[begin Raw data]
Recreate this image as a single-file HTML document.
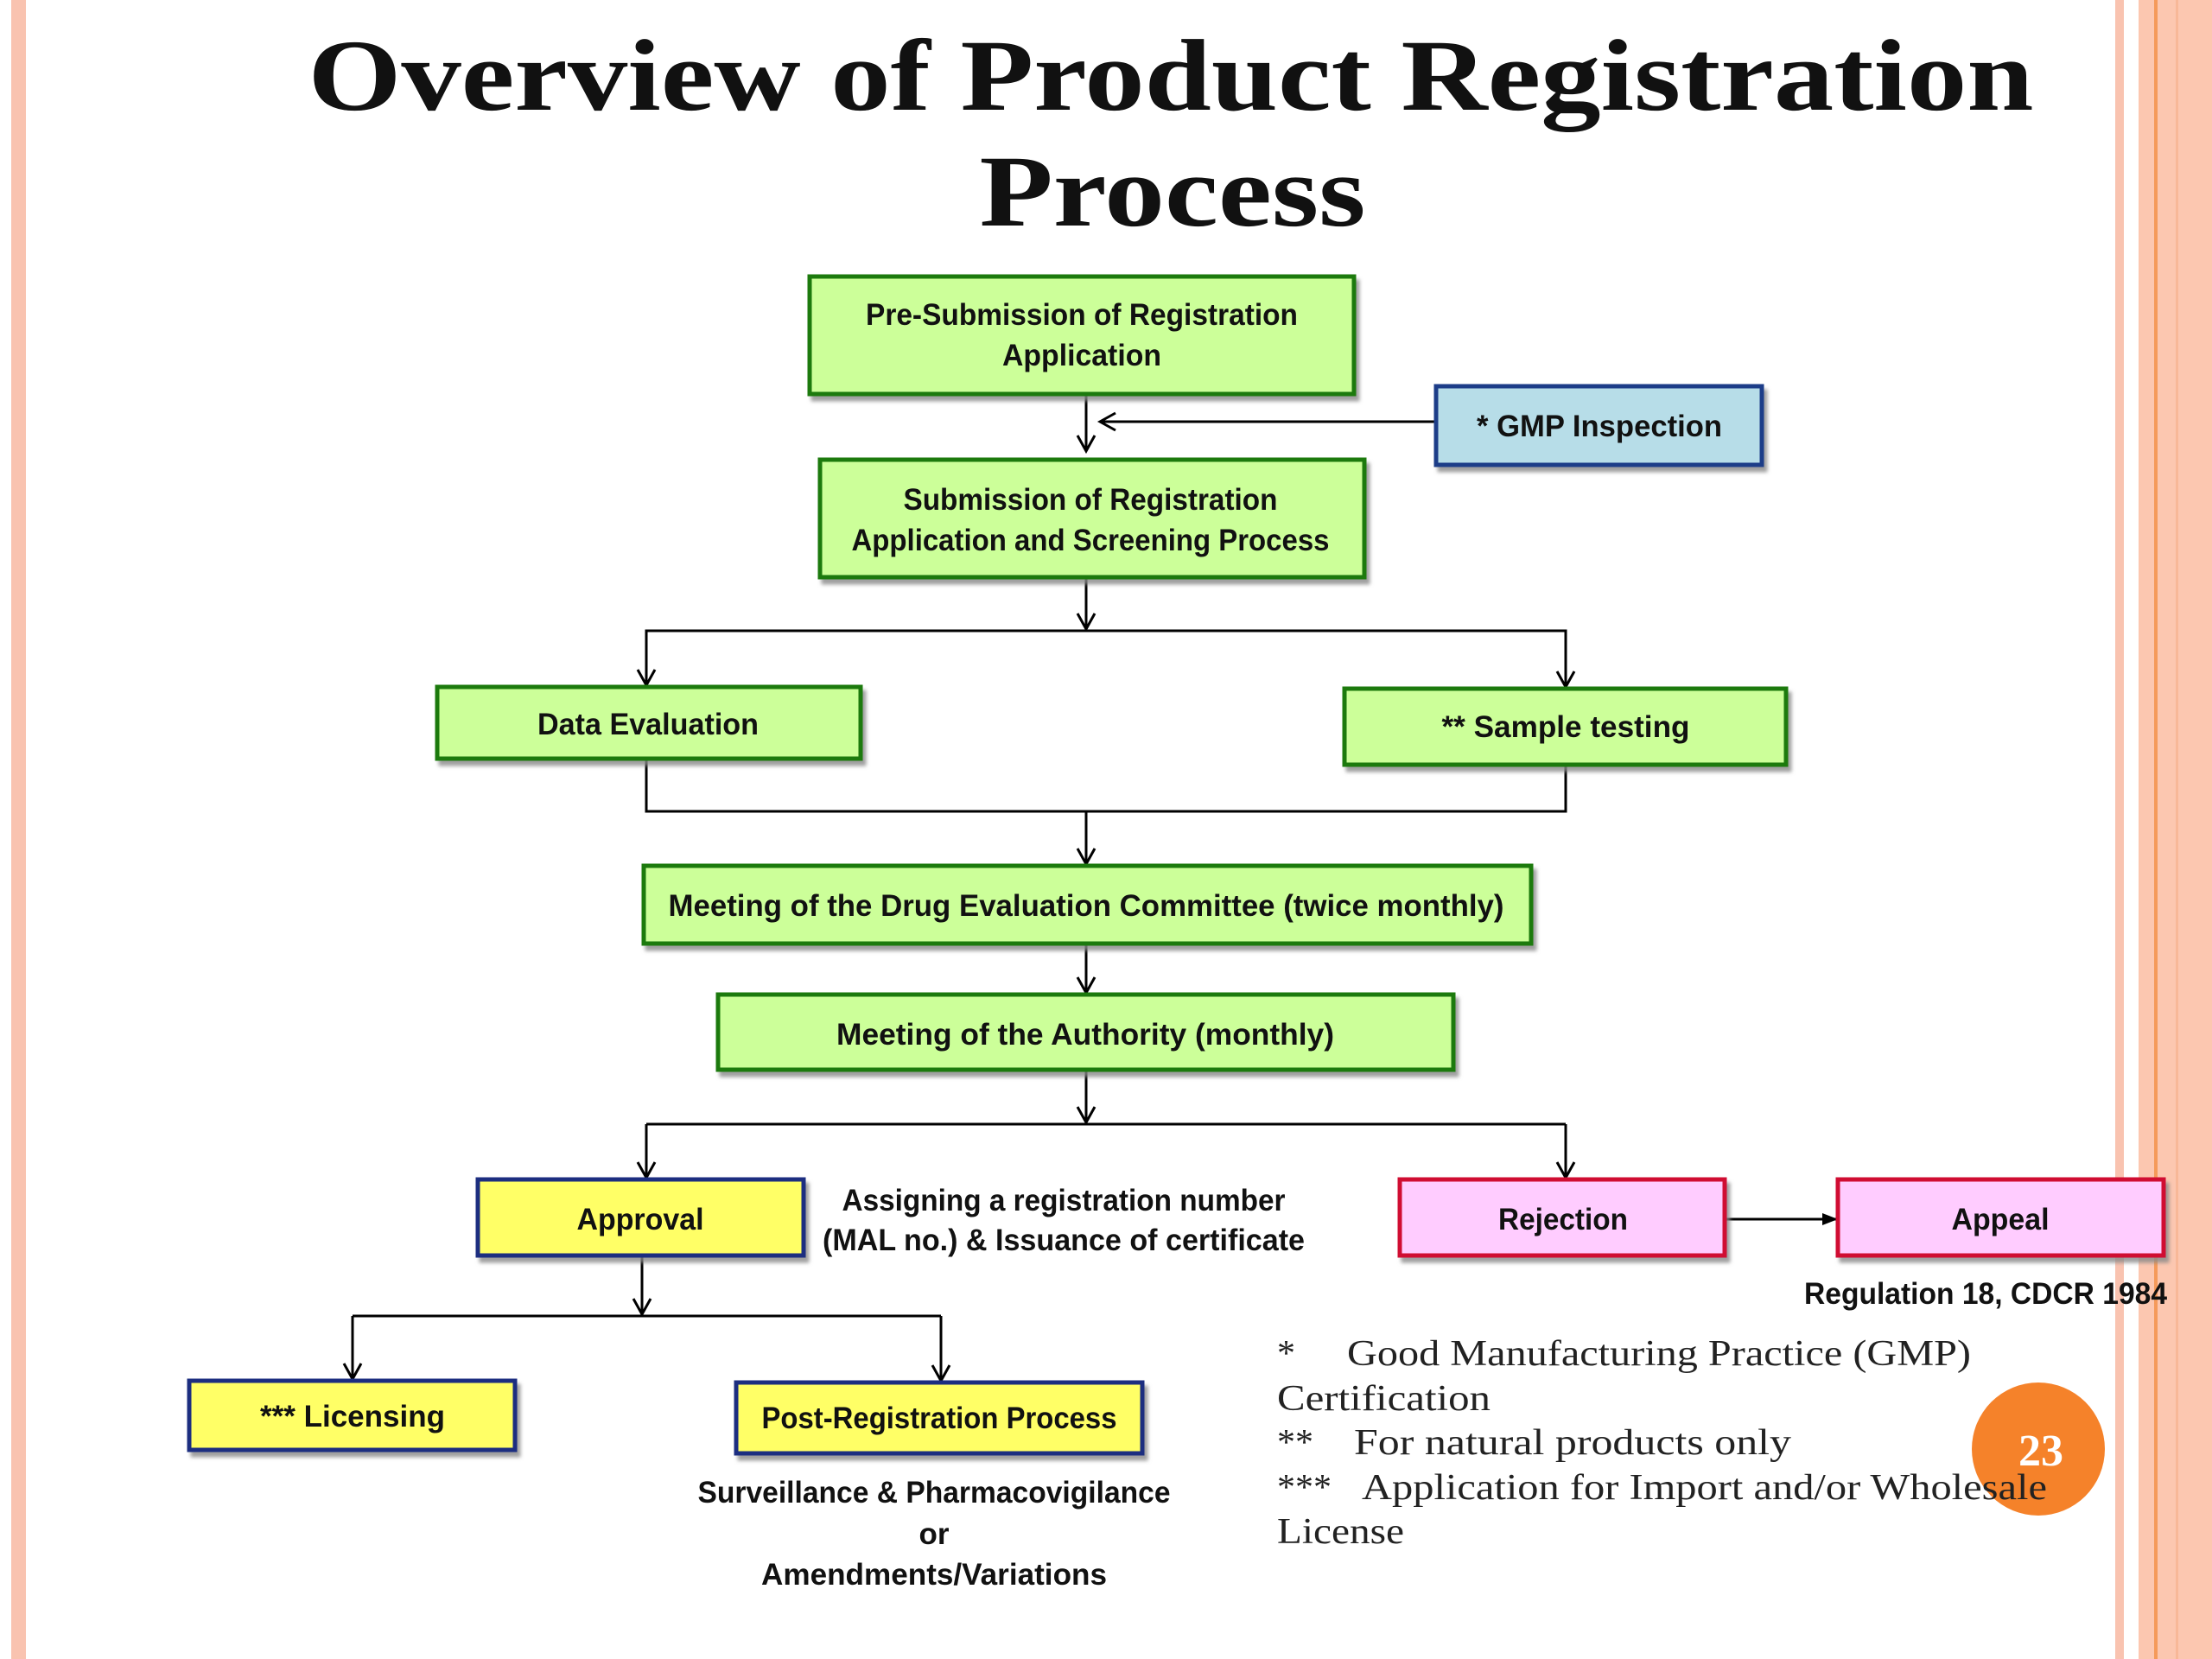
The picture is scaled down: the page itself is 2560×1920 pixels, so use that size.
<!DOCTYPE html>
<html><head><meta charset="utf-8"><style>
html,body{margin:0;padding:0;background:#fff}
svg{display:block}
.b{font-family:"Liberation Sans",sans-serif;font-weight:bold;font-size:35px;fill:#111}
.s{font-family:"Liberation Serif",serif;font-size:42px;fill:#222}
</style></head><body>
<svg width="2560" height="1920" viewBox="0 0 2560 1920" xmlns="http://www.w3.org/2000/svg">
<defs>
<marker id="o" markerWidth="24" markerHeight="24" refX="20" refY="12" orient="auto" markerUnits="userSpaceOnUse"><path d="M2,2 L20,12 L2,22" fill="none" stroke="#000" stroke-width="3"/></marker>
<marker id="f" markerWidth="20" markerHeight="20" refX="18" refY="10" orient="auto" markerUnits="userSpaceOnUse"><path d="M0,3 L18,10 L0,17 Z" fill="#000"/></marker>
<filter id="sh" x="-5%" y="-5%" width="115%" height="130%"><feDropShadow dx="4" dy="6" stdDeviation="2" flood-color="#888" flood-opacity="0.8"/></filter>
</defs>
<rect x="13" y="0" width="17" height="1920" fill="#f9c3b0"/>
<rect x="2448" y="0" width="10" height="1920" fill="#f9c3b0"/>
<rect x="2475" y="0" width="85" height="1920" fill="#fcc7b0"/>
<rect x="2493" y="0" width="4" height="1920" fill="#f59a5a"/>
<rect x="2518" y="0" width="3" height="1920" fill="#f8b898"/>
<g font-family="Liberation Serif,serif" font-weight="bold" font-size="118" fill="#111" text-anchor="middle">
<text x="1355" y="127" textLength="1997" lengthAdjust="spacingAndGlyphs">Overview of Product Registration</text>
<text x="1357" y="261" textLength="447" lengthAdjust="spacingAndGlyphs">Process</text>
</g>
<g stroke="#000" stroke-width="3" fill="none">
<line x1="1257" y1="456" x2="1257" y2="522" marker-end="url(#o)"/>
<line x1="1662" y1="488" x2="1273" y2="488" marker-end="url(#o)"/>
<line x1="1257" y1="668" x2="1257" y2="728" marker-end="url(#o)"/>
<polyline points="748,795 748,730 1812,730 1812,795"/>
<line x1="748" y1="732" x2="748" y2="793" marker-end="url(#o)"/>
<line x1="1812" y1="732" x2="1812" y2="795" marker-end="url(#o)"/>
<polyline points="748,878 748,939 1812,939 1812,885"/>
<line x1="1257" y1="939" x2="1257" y2="1000" marker-end="url(#o)"/>
<line x1="1257" y1="1092" x2="1257" y2="1149" marker-end="url(#o)"/>
<line x1="1257" y1="1238" x2="1257" y2="1299" marker-end="url(#o)"/>
<line x1="748" y1="1301" x2="1812" y2="1301"/>
<line x1="748" y1="1301" x2="748" y2="1363" marker-end="url(#o)"/>
<line x1="1812" y1="1301" x2="1812" y2="1363" marker-end="url(#o)"/>
<line x1="743" y1="1453" x2="743" y2="1521" marker-end="url(#o)"/>
<line x1="408" y1="1523" x2="1089" y2="1523"/>
<line x1="408" y1="1523" x2="408" y2="1596" marker-end="url(#o)"/>
<line x1="1089" y1="1523" x2="1089" y2="1598" marker-end="url(#o)"/>
<line x1="1996" y1="1411" x2="2127" y2="1411" marker-end="url(#f)"/>
</g>
<g filter="url(#sh)" stroke-width="5">
<rect x="937" y="320" width="630" height="136" fill="#ccff99" stroke="#1a7a0a"/>
<rect x="1662" y="447" width="377" height="91" fill="#b7dde8" stroke="#1f3c88"/>
<rect x="949" y="532" width="630" height="136" fill="#ccff99" stroke="#1a7a0a"/>
<rect x="506" y="795" width="490" height="83" fill="#ccff99" stroke="#1a7a0a"/>
<rect x="1556" y="797" width="511" height="88" fill="#ccff99" stroke="#1a7a0a"/>
<rect x="745" y="1002" width="1027" height="90" fill="#ccff99" stroke="#1a7a0a"/>
<rect x="831" y="1151" width="851" height="87" fill="#ccff99" stroke="#1a7a0a"/>
<rect x="553" y="1365" width="377" height="88" fill="#ffff66" stroke="#1f2f80"/>
<rect x="1620" y="1365" width="376" height="88" fill="#ffccff" stroke="#d01030"/>
<rect x="2127" y="1365" width="377" height="88" fill="#ffccff" stroke="#d01030"/>
<rect x="219" y="1598" width="377" height="80" fill="#ffff66" stroke="#1f2f80"/>
<rect x="852" y="1600" width="470" height="82" fill="#ffff66" stroke="#1f2f80"/>
</g>
<g class="b" text-anchor="middle">
<text x="1252" y="376" textLength="500" lengthAdjust="spacingAndGlyphs">Pre-Submission of Registration</text>
<text x="1252" y="423" textLength="184" lengthAdjust="spacingAndGlyphs">Application</text>
<text x="1851" y="505" textLength="284" lengthAdjust="spacingAndGlyphs">* GMP Inspection</text>
<text x="1262" y="590" textLength="433" lengthAdjust="spacingAndGlyphs">Submission of Registration</text>
<text x="1262" y="637" textLength="553" lengthAdjust="spacingAndGlyphs">Application and Screening Process</text>
<text x="750" y="850" textLength="256" lengthAdjust="spacingAndGlyphs">Data Evaluation</text>
<text x="1812" y="853" textLength="287" lengthAdjust="spacingAndGlyphs">** Sample testing</text>
<text x="1257" y="1060" textLength="967" lengthAdjust="spacingAndGlyphs">Meeting of the Drug Evaluation Committee (twice monthly)</text>
<text x="1256" y="1209" textLength="576" lengthAdjust="spacingAndGlyphs">Meeting of the Authority (monthly)</text>
<text x="741" y="1423" textLength="147" lengthAdjust="spacingAndGlyphs">Approval</text>
<text x="1809" y="1423" textLength="150" lengthAdjust="spacingAndGlyphs">Rejection</text>
<text x="2315" y="1423" textLength="113" lengthAdjust="spacingAndGlyphs">Appeal</text>
<text x="408" y="1651" textLength="214" lengthAdjust="spacingAndGlyphs">*** Licensing</text>
<text x="1087" y="1653" textLength="411" lengthAdjust="spacingAndGlyphs">Post-Registration Process</text>
<text x="1231" y="1401" textLength="513" lengthAdjust="spacingAndGlyphs">Assigning a registration number</text>
<text x="1231" y="1447" textLength="558" lengthAdjust="spacingAndGlyphs">(MAL no.) &amp; Issuance of certificate</text>
<text x="2298" y="1509" textLength="420" lengthAdjust="spacingAndGlyphs">Regulation 18, CDCR 1984</text>
<text x="1081" y="1739" textLength="547" lengthAdjust="spacingAndGlyphs">Surveillance &amp; Pharmacovigilance</text>
<text x="1081" y="1787">or</text>
<text x="1081" y="1834" textLength="400" lengthAdjust="spacingAndGlyphs">Amendments/Variations</text>
</g>
<circle cx="2359" cy="1677" r="77" fill="#f5822a"/>
<text x="2362" y="1696" text-anchor="middle" font-family="Liberation Serif,serif" font-weight="bold" font-size="52" fill="#fff">23</text>
<g class="s">
<text x="1478" y="1580">*</text>
<text x="1559" y="1580" textLength="722" lengthAdjust="spacingAndGlyphs">Good Manufacturing Practice (GMP)</text>
<text x="1478" y="1632" textLength="247" lengthAdjust="spacingAndGlyphs">Certification</text>
<text x="1478" y="1683">**</text>
<text x="1567" y="1683" textLength="506" lengthAdjust="spacingAndGlyphs">For natural products only</text>
<text x="1478" y="1735">***</text>
<text x="1576" y="1735" textLength="793" lengthAdjust="spacingAndGlyphs">Application for Import and/or Wholesale</text>
<text x="1478" y="1786" textLength="147" lengthAdjust="spacingAndGlyphs">License</text>
</g>
</svg>
</body></html>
[end Raw data]
* **Brief**
Exactly as written, return every line of the listing, but not the pictures.

* **Answer in full**
Recreate this image as a single-file HTML document.
The picture is scaled down: the page itself is 2560×1920 pixels, so use that size.
<!DOCTYPE html>
<html><head><meta charset="utf-8"><style>
html,body{margin:0;padding:0;background:#fff}
svg{display:block}
.b{font-family:"Liberation Sans",sans-serif;font-weight:bold;font-size:35px;fill:#111}
.s{font-family:"Liberation Serif",serif;font-size:42px;fill:#222}
</style></head><body>
<svg width="2560" height="1920" viewBox="0 0 2560 1920" xmlns="http://www.w3.org/2000/svg">
<defs>
<marker id="o" markerWidth="24" markerHeight="24" refX="20" refY="12" orient="auto" markerUnits="userSpaceOnUse"><path d="M2,2 L20,12 L2,22" fill="none" stroke="#000" stroke-width="3"/></marker>
<marker id="f" markerWidth="20" markerHeight="20" refX="18" refY="10" orient="auto" markerUnits="userSpaceOnUse"><path d="M0,3 L18,10 L0,17 Z" fill="#000"/></marker>
<filter id="sh" x="-5%" y="-5%" width="115%" height="130%"><feDropShadow dx="4" dy="6" stdDeviation="2" flood-color="#888" flood-opacity="0.8"/></filter>
</defs>
<rect x="13" y="0" width="17" height="1920" fill="#f9c3b0"/>
<rect x="2448" y="0" width="10" height="1920" fill="#f9c3b0"/>
<rect x="2475" y="0" width="85" height="1920" fill="#fcc7b0"/>
<rect x="2493" y="0" width="4" height="1920" fill="#f59a5a"/>
<rect x="2518" y="0" width="3" height="1920" fill="#f8b898"/>
<g font-family="Liberation Serif,serif" font-weight="bold" font-size="118" fill="#111" text-anchor="middle">
<text x="1355" y="127" textLength="1997" lengthAdjust="spacingAndGlyphs">Overview of Product Registration</text>
<text x="1357" y="261" textLength="447" lengthAdjust="spacingAndGlyphs">Process</text>
</g>
<g stroke="#000" stroke-width="3" fill="none">
<line x1="1257" y1="456" x2="1257" y2="522" marker-end="url(#o)"/>
<line x1="1662" y1="488" x2="1273" y2="488" marker-end="url(#o)"/>
<line x1="1257" y1="668" x2="1257" y2="728" marker-end="url(#o)"/>
<polyline points="748,795 748,730 1812,730 1812,795"/>
<line x1="748" y1="732" x2="748" y2="793" marker-end="url(#o)"/>
<line x1="1812" y1="732" x2="1812" y2="795" marker-end="url(#o)"/>
<polyline points="748,878 748,939 1812,939 1812,885"/>
<line x1="1257" y1="939" x2="1257" y2="1000" marker-end="url(#o)"/>
<line x1="1257" y1="1092" x2="1257" y2="1149" marker-end="url(#o)"/>
<line x1="1257" y1="1238" x2="1257" y2="1299" marker-end="url(#o)"/>
<line x1="748" y1="1301" x2="1812" y2="1301"/>
<line x1="748" y1="1301" x2="748" y2="1363" marker-end="url(#o)"/>
<line x1="1812" y1="1301" x2="1812" y2="1363" marker-end="url(#o)"/>
<line x1="743" y1="1453" x2="743" y2="1521" marker-end="url(#o)"/>
<line x1="408" y1="1523" x2="1089" y2="1523"/>
<line x1="408" y1="1523" x2="408" y2="1596" marker-end="url(#o)"/>
<line x1="1089" y1="1523" x2="1089" y2="1598" marker-end="url(#o)"/>
<line x1="1996" y1="1411" x2="2127" y2="1411" marker-end="url(#f)"/>
</g>
<g filter="url(#sh)" stroke-width="5">
<rect x="937" y="320" width="630" height="136" fill="#ccff99" stroke="#1a7a0a"/>
<rect x="1662" y="447" width="377" height="91" fill="#b7dde8" stroke="#1f3c88"/>
<rect x="949" y="532" width="630" height="136" fill="#ccff99" stroke="#1a7a0a"/>
<rect x="506" y="795" width="490" height="83" fill="#ccff99" stroke="#1a7a0a"/>
<rect x="1556" y="797" width="511" height="88" fill="#ccff99" stroke="#1a7a0a"/>
<rect x="745" y="1002" width="1027" height="90" fill="#ccff99" stroke="#1a7a0a"/>
<rect x="831" y="1151" width="851" height="87" fill="#ccff99" stroke="#1a7a0a"/>
<rect x="553" y="1365" width="377" height="88" fill="#ffff66" stroke="#1f2f80"/>
<rect x="1620" y="1365" width="376" height="88" fill="#ffccff" stroke="#d01030"/>
<rect x="2127" y="1365" width="377" height="88" fill="#ffccff" stroke="#d01030"/>
<rect x="219" y="1598" width="377" height="80" fill="#ffff66" stroke="#1f2f80"/>
<rect x="852" y="1600" width="470" height="82" fill="#ffff66" stroke="#1f2f80"/>
</g>
<g class="b" text-anchor="middle">
<text x="1252" y="376" textLength="500" lengthAdjust="spacingAndGlyphs">Pre-Submission of Registration</text>
<text x="1252" y="423" textLength="184" lengthAdjust="spacingAndGlyphs">Application</text>
<text x="1851" y="505" textLength="284" lengthAdjust="spacingAndGlyphs">* GMP Inspection</text>
<text x="1262" y="590" textLength="433" lengthAdjust="spacingAndGlyphs">Submission of Registration</text>
<text x="1262" y="637" textLength="553" lengthAdjust="spacingAndGlyphs">Application and Screening Process</text>
<text x="750" y="850" textLength="256" lengthAdjust="spacingAndGlyphs">Data Evaluation</text>
<text x="1812" y="853" textLength="287" lengthAdjust="spacingAndGlyphs">** Sample testing</text>
<text x="1257" y="1060" textLength="967" lengthAdjust="spacingAndGlyphs">Meeting of the Drug Evaluation Committee (twice monthly)</text>
<text x="1256" y="1209" textLength="576" lengthAdjust="spacingAndGlyphs">Meeting of the Authority (monthly)</text>
<text x="741" y="1423" textLength="147" lengthAdjust="spacingAndGlyphs">Approval</text>
<text x="1809" y="1423" textLength="150" lengthAdjust="spacingAndGlyphs">Rejection</text>
<text x="2315" y="1423" textLength="113" lengthAdjust="spacingAndGlyphs">Appeal</text>
<text x="408" y="1651" textLength="214" lengthAdjust="spacingAndGlyphs">*** Licensing</text>
<text x="1087" y="1653" textLength="411" lengthAdjust="spacingAndGlyphs">Post-Registration Process</text>
<text x="1231" y="1401" textLength="513" lengthAdjust="spacingAndGlyphs">Assigning a registration number</text>
<text x="1231" y="1447" textLength="558" lengthAdjust="spacingAndGlyphs">(MAL no.) &amp; Issuance of certificate</text>
<text x="2298" y="1509" textLength="420" lengthAdjust="spacingAndGlyphs">Regulation 18, CDCR 1984</text>
<text x="1081" y="1739" textLength="547" lengthAdjust="spacingAndGlyphs">Surveillance &amp; Pharmacovigilance</text>
<text x="1081" y="1787">or</text>
<text x="1081" y="1834" textLength="400" lengthAdjust="spacingAndGlyphs">Amendments/Variations</text>
</g>
<circle cx="2359" cy="1677" r="77" fill="#f5822a"/>
<text x="2362" y="1696" text-anchor="middle" font-family="Liberation Serif,serif" font-weight="bold" font-size="52" fill="#fff">23</text>
<g class="s">
<text x="1478" y="1580">*</text>
<text x="1559" y="1580" textLength="722" lengthAdjust="spacingAndGlyphs">Good Manufacturing Practice (GMP)</text>
<text x="1478" y="1632" textLength="247" lengthAdjust="spacingAndGlyphs">Certification</text>
<text x="1478" y="1683">**</text>
<text x="1567" y="1683" textLength="506" lengthAdjust="spacingAndGlyphs">For natural products only</text>
<text x="1478" y="1735">***</text>
<text x="1576" y="1735" textLength="793" lengthAdjust="spacingAndGlyphs">Application for Import and/or Wholesale</text>
<text x="1478" y="1786" textLength="147" lengthAdjust="spacingAndGlyphs">License</text>
</g>
</svg>
</body></html>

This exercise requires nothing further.